Even short of that, an “international” border between North and South would likely stir memories of Northern Ireland’s recent troubled past.
In Spain, Madrid has already proposed sharing sovereignty over Gibraltar, after Britain voted to leave the European Union, saying it would allow the overseas territory to maintain access to the EU’s single market.
“Our formula… is British-Spanish co-sovereignty for a determined period of time, which after that time has elapsed, will head towards the restitution of Gibraltar to Spanish sovereignty,” Spanish Foreign Minister Jose Manuel Garcia-Margallo told Spanish radio.

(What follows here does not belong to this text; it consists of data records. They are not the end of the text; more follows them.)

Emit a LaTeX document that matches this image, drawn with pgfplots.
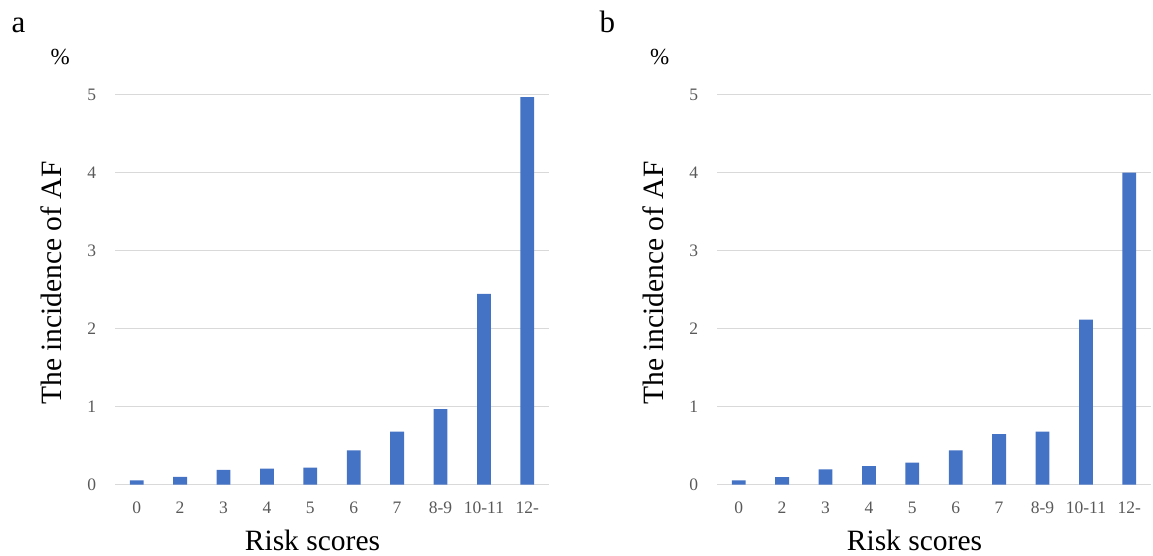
\documentclass[border=0pt]{standalone}
\usepackage{fontspec}
\setmainfont{Liberation Serif}
\usepackage{pgfplots}
\pgfplotsset{compat=1.18}
\definecolor{barblue}{HTML}{4472C4}
\definecolor{tickgray}{HTML}{595959}
\definecolor{gridgray}{HTML}{D9D9D9}
\pgfplotsset{
  riskaxis/.style={
    scale only axis, width=434pt, height=390pt,
    xmin=-0.5, xmax=9.5, ymin=0, ymax=5,
    ytick={0,1,2,3,4,5}, xtick={0,...,9},
    xticklabels={0,2,3,4,5,6,7,8-9,10-11,12-},
    major tick length=0pt,
    axis line style={draw=none},
    ymajorgrids, grid style={color=gridgray, line width=1.3pt},
    ybar, bar width=13.8pt, clip=false,
    /pgf/number format/assume math mode=true,
    tick label style={font=\fontsize{17.5}{20}\selectfont, text=tickgray, inner sep=0pt},
    yticklabel style={anchor=center, xshift=-23.3pt},
    xticklabel style={anchor=base, yshift=-28.3pt},
    xlabel={Risk scores}, ylabel={The incidence of AF},
    label style={font=\fontsize{29.5}{32}\selectfont, inner sep=0pt},
    xlabel style={at={(axis description cs:0.455,-0.168)}, anchor=base},
    ylabel style={at={(axis description cs:-0.1244,0.517)}, anchor=base, rotate=0},
  }
}
\begin{document}
\begin{tikzpicture}
\path[use as bounding box] (0,0) rectangle (1153pt,555pt);
\begin{axis}[riskaxis, at={(115pt,70.3pt)}, anchor=south west]
\addplot[fill=barblue, draw=none] coordinates {
(0,0.055) (1,0.10) (2,0.19) (3,0.205) (4,0.22) (5,0.44) (6,0.68) (7,0.97) (8,2.445) (9,4.97)};
\end{axis}
\begin{axis}[riskaxis, at={(717pt,70.3pt)}, anchor=south west]
\addplot[fill=barblue, draw=none] coordinates {
(0,0.055) (1,0.096) (2,0.196) (3,0.237) (4,0.283) (5,0.44) (6,0.648) (7,0.68) (8,2.117) (9,4.0)};
\end{axis}
\node[anchor=base west, inner sep=0pt, font=\fontsize{31}{34}\selectfont] at (11.5pt,522.3pt) {a};
\node[anchor=base west, inner sep=0pt, font=\fontsize{31}{34}\selectfont] at (599.5pt,522.3pt) {b};
\node[anchor=base west, inner sep=0pt, font=\fontsize{23}{26}\selectfont] at (50.5pt,490pt) {\%};
\node[anchor=base west, inner sep=0pt, font=\fontsize{23}{26}\selectfont] at (650pt,490pt) {\%};
\end{tikzpicture}
\end{document}
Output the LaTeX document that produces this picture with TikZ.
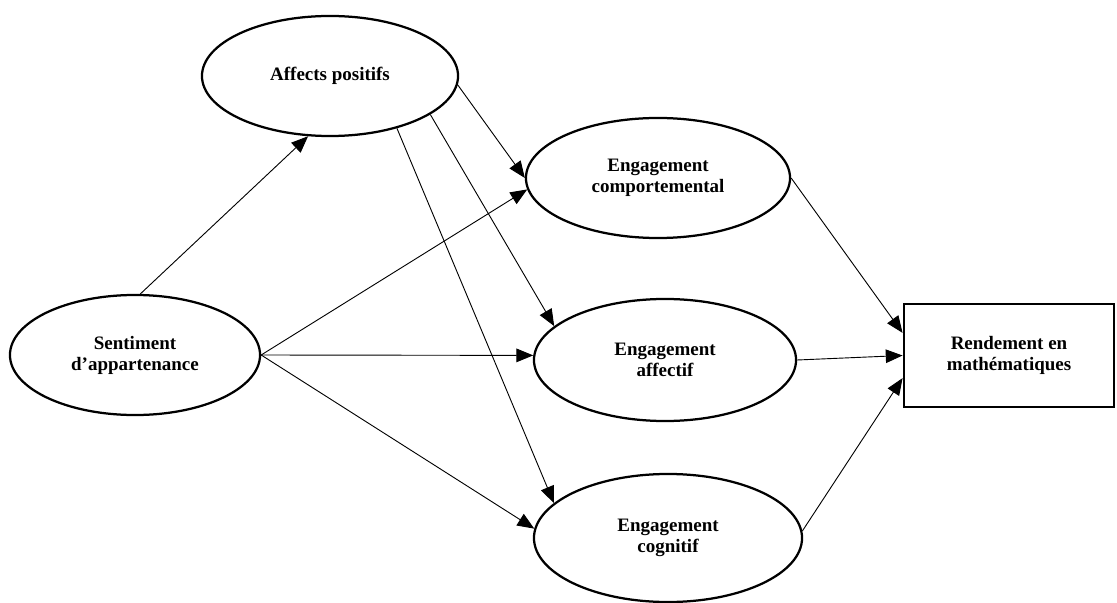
\documentclass[tikz,border=0pt]{standalone}
\usepackage{fontspec}
\setmainfont{Liberation Serif}
\usetikzlibrary{arrows.meta,shapes.geometric}
\tikzset{lat/.append style={draw,ellipse,line width=1.6pt,fill=white,inner sep=0pt,align=center,font=\bfseries\fontsize{13.5}{15}\selectfont}}
\tikzset{obs/.append style={draw,rectangle,line width=2pt,fill=white,inner sep=0pt,align=center,font=\bfseries\fontsize{13.5}{15}\selectfont}}
\tikzset{ar/.append style={line width=0.65pt,-{Triangle[length=0.42cm,width=0.34cm]}}}

\begin{document}
\begin{tikzpicture}[x=0.025cm,y=-0.025cm]
                \useasboundingbox (0,0) rectangle (1117,603);
                % latent variables
                \node[lat,minimum width=6.4cm,minimum height=3cm] (aff) at (330,76) {Affects positifs};
                \node[lat,minimum width=6.25cm,minimum height=3cm] (sent) at (135,355) {Sentiment\\d'appartenance};
                \node[lat,minimum width=6.6cm,minimum height=3cm] (comp) at (658,178) {Engagement\\comportemental};
                \node[lat,minimum width=6.55cm,minimum height=3.05cm] (affe) at (665,360) {Engagement\\affectif};
                \node[lat,minimum width=6.7cm,minimum height=3.2cm] (cogn) at (668,538) {Engagement\\cognitif};
                % outcome
                \node[obs,minimum width=5.25cm,minimum height=2.575cm] (rend) at (1009,355.5) {Rendement en\\math\'ematiques};
                \path (sent.85) edge[ar] (aff.-110);
                \path (sent.east) edge[ar] (comp.185) edge[ar] (affe.178) edge[ar] (cogn.176);
                \path (aff.-4) edge[ar] (comp.west);
                \path (aff.-21) edge[ar] (affe.163);
                \path (aff.-38) edge[ar] (cogn.163);
                \path (comp.east) edge[ar] (rend.168);
                \path (affe.east) edge[ar] (rend.west);
                \path (cogn.3) edge[ar] (rend.192);
            \end{tikzpicture}
\end{document}
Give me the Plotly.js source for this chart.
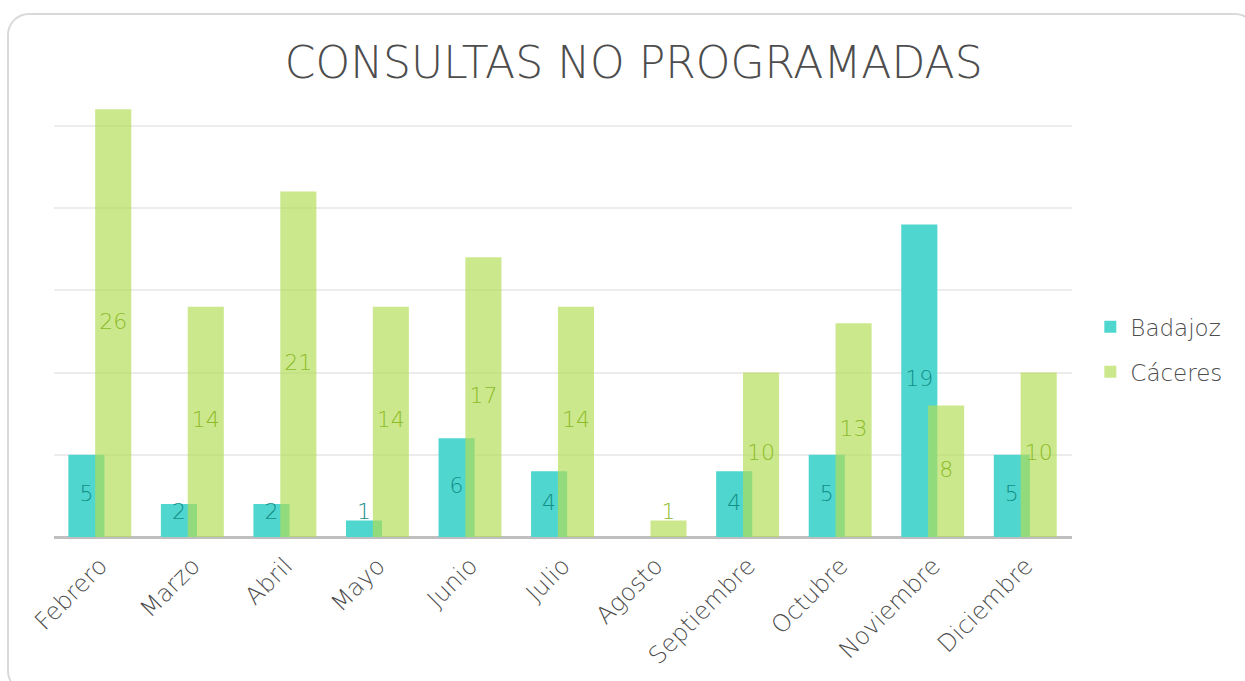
<!DOCTYPE html>
<html>
<head>
<meta charset="utf-8">
<script src="https://cdn.plot.ly/plotly-3.0.1.min.js"></script>
<style>
  html, body { margin:0; padding:0; background:#ffffff; }
  #frame { position:absolute; left:7px; top:13px; width:1250px; height:680px;
           border:2px solid #d9d9d9; border-radius:22px; box-sizing:border-box; }
  #chart { position:absolute; left:0; top:0; width:1245px; height:681px; }
</style>
</head>
<body>
<div id="frame"></div>
<div id="chart"></div>
<script>
const months = ["Febrero","Marzo","Abril","Mayo","Junio","Julio","Agosto","Septiembre","Octubre","Noviembre","Diciembre"];
const badajoz = [5, 2, 2, 1, 6, 4, 0, 4, 5, 19, 5];
const caceres = [26, 14, 21, 14, 17, 14, 1, 10, 13, 8, 10];
const seriesNames = ["Badajoz", "Cáceres"];

const BAR_W = 0.39;
const OFF_A = -0.345;
const OFF_B = -0.055;
const FONT = "'DejaVu Sans', sans-serif";
const TXT = '#4d4d4d';
const idx = months.map((m, i) => i);

function labelY(v) { return Math.max(v / 2, 1.45); }

const traces = [
  { type:'bar', name:seriesNames[0], legendgroup:'a', x:idx, y:badajoz,
    offset:OFF_A, width:BAR_W, marker:{color:'#4fd6cf', line:{width:0}}, hoverinfo:'y' },
  { type:'bar', name:seriesNames[1], legendgroup:'b', x:idx, y:caceres,
    offset:OFF_B, width:BAR_W, marker:{color:'rgba(179,221,84,0.67)', line:{width:0}}, hoverinfo:'y' },
  { type:'scatter', mode:'text', showlegend:false, hoverinfo:'skip',
    x:idx.map(i => i + OFF_A + BAR_W/2), y:badajoz.map(labelY),
    text:badajoz.map(v => v > 0 ? String(v) : ''),
    textfont:{family:FONT, size:22, weight:200, color:'#128f87'} },
  { type:'scatter', mode:'text', showlegend:false, hoverinfo:'skip',
    x:idx.map(i => i + OFF_B + BAR_W/2), y:caceres.map(labelY),
    text:caceres.map(v => v > 0 ? String(v) : ''),
    textfont:{family:FONT, size:22, weight:200, color:'#8dbb2a'} }
];

const layout = {
  width:1245, height:681,
  paper_bgcolor:'rgba(0,0,0,0)', plot_bgcolor:'rgba(0,0,0,0)',
  margin:{l:54, r:173, t:43, b:144},
  barmode:'overlay',
  font:{family:FONT, color:TXT},
  title:{text:'CONSULTAS NO PROGRAMADAS', font:{family:FONT, size:44, weight:200, color:TXT},
         x:0.509, xanchor:'center', y:0.908, yanchor:'middle'},
  xaxis:{ range:[-0.5, 10.5], tickmode:'array', tickvals:idx, ticktext:months,
          tickangle:-45, tickfont:{family:FONT, size:24, weight:200, color:TXT},
          ticklabelstandoff:9,
          showgrid:false, zeroline:false, showline:false, ticks:'', fixedrange:true },
  yaxis:{ range:[0, 30.03], tickvals:[5,10,15,20,25,30], showticklabels:false, showgrid:true,
          gridcolor:'#ececec', gridwidth:2, zeroline:true, zerolinecolor:'#bfbfbf',
          zerolinewidth:3, showline:false, ticks:'', fixedrange:true },
  legend:{ x:1.018, xanchor:'left', y:0.38, yanchor:'middle',
           font:{family:FONT, size:23, weight:200, color:TXT},
           traceorder:'grouped', tracegroupgap:12, itemwidth:30, bgcolor:'rgba(0,0,0,0)' },
  showlegend:true
};

Plotly.newPlot('chart', traces, layout, {displayModeBar:false, staticPlot:true});
</script>
</body>
</html>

Gibraltar’s 30,000 residents voted overwhelming to stay in the EU, by 19,322 votes to 823.
The tiny rocky outcrop has a land border – which doubles as a runway – with Spain, which will now become another “hard” border. The Rock, as it is known, relies in large part on access to the single market for its thriving economy.
Spain’s conservative government, which has been in place since 2011, has been particularly vocal about its desire to see Gibraltar come back into its fold, and the Rock is worried that Brexit will leave it at the mercy of Madrid.
Spain itself goes to the polls on Sunday (26 June) to elect a new government – a decision now bound to be affected by Britain’s out vote.
Margallo said the issue of Gibraltar was no longer within the remit of the European Union.
“It is now a bilateral issue that will be negotiated exclusively between the United Kingdom and Spain,” he added, saying a solution would have to be found if Gibraltar wanted to keep its access to the EU’s single market.
In a tweet, Gibraltar’s Chief Minister Fabian Picardo called for calm.
“We have surpassed greater challenges. It is time for unity, for calm & for rational thinking. Together & united we will continue to prosper,” he said.